Chinese bank lending picked up sharply at the start of the year, but some economists cautioned about reading too much into the data due to distortions from seasonal effects, pointing out signs of a slowdown evident in broader measures of credit growth.

According to the People's Bank of China, new yuan loans shot higher from just 584bn yuan in December to hit 2.9trn yuan in January, racing past the 2.05trn yuan which economists had penciled-in and the previous record mark of 2.51trn hit in January 2016.

However, Julian Evans-Pritchard at Capital Economics was quick to point out that lending always picked up at the start of the year, as banks were assigned their new quotas for lending.

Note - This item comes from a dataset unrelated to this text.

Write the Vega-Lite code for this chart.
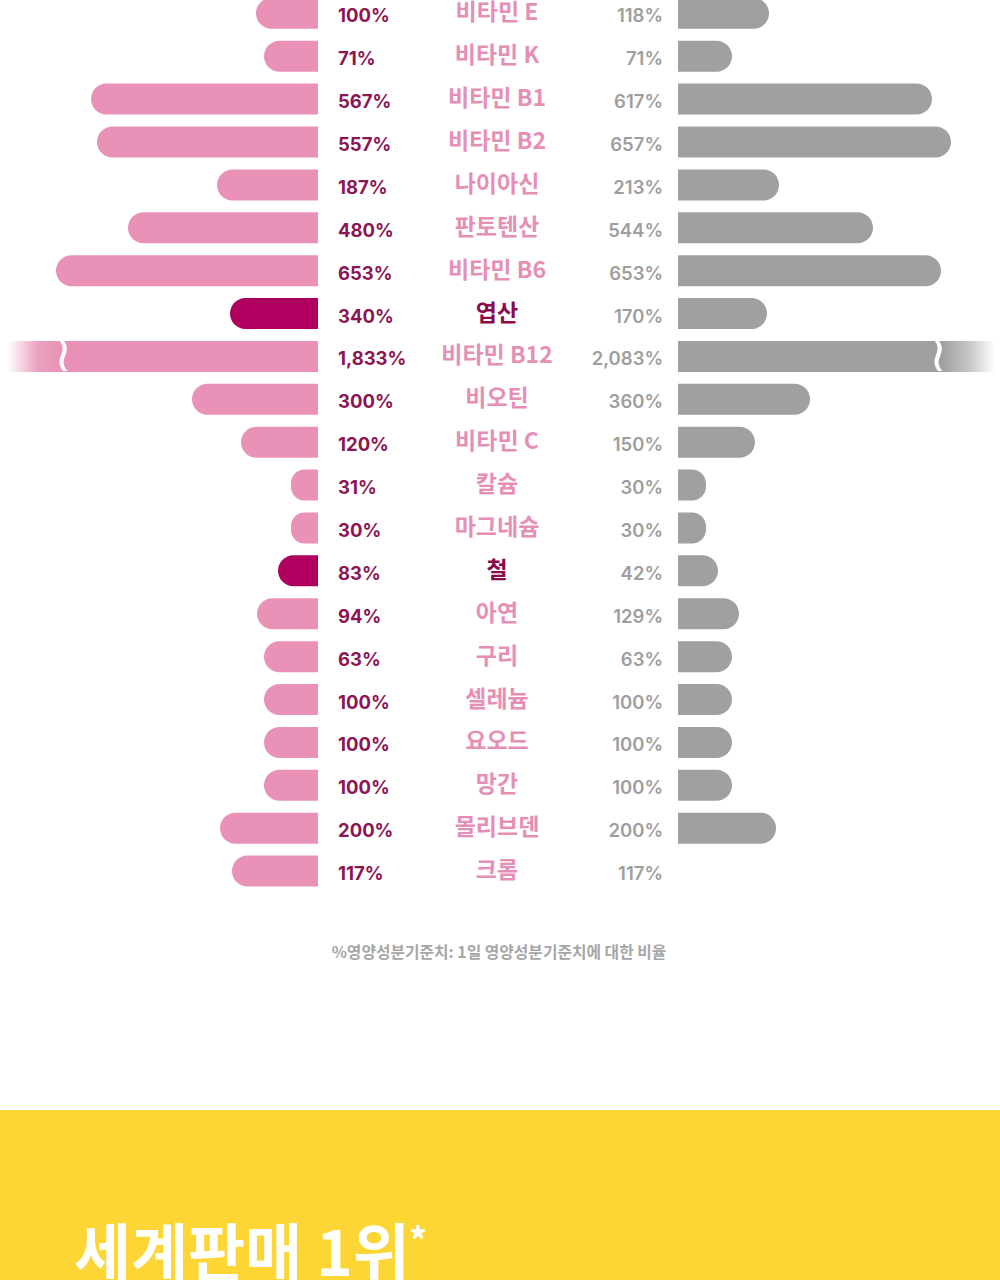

Indeed, the bigger story behind Monday's data was that credit growth had plumbed a fresh multi-year low, he said, with the rate of growth in its measure of so-called Total Social Financing retreating from a 13.6% pace year-on-year to 12.9% - a 31-month low.

The PBoC's TSF measure, which includes public listings, bonds sales and loans from trusts, increased 1.14trn yuan in the month before to 3.06trn yuan (consensus: 3.15trn).

On the upside, Evans Pritchard explained, there were signs in the PBOC's data that corporate bond issuance might be bottoming out, but that drag had been replaced by a slowdown in shadow credit on the back of regulatory tightening.

Linked to the above, Evans-Pritchard mentioned that the research shop's own China Activity Proxy suggested growth had already begun to suffer as a result of diminished policy support from Beijing, with additional weakness in coming quarters expected to lead the PBoC to ease its monetary stance.

Separately, the PBoC reported that the rate of growth in the country's money supply (M2) picked-up from the 8.2% on the year rise in December to 8.6% in January (consensus: 8.2%).

In 2016, new yuan loans jumped 7% to 13.53trn yuan.

For her part, Freya Beamish at Pantheon Macroeconomics pointed out that the quarterly pace of increase in M1 money supply over the three months to January, at 12.8% (December: 12.2%), had been stable for roughly six months now, meaning nominal GDP growth should level off at around the middle of 2018 after slowing in 2017.

"Note, at this stage, that the profile of nominal GDP growth last year remains highly uncertain as we think the authorities are in the early stages of revisions."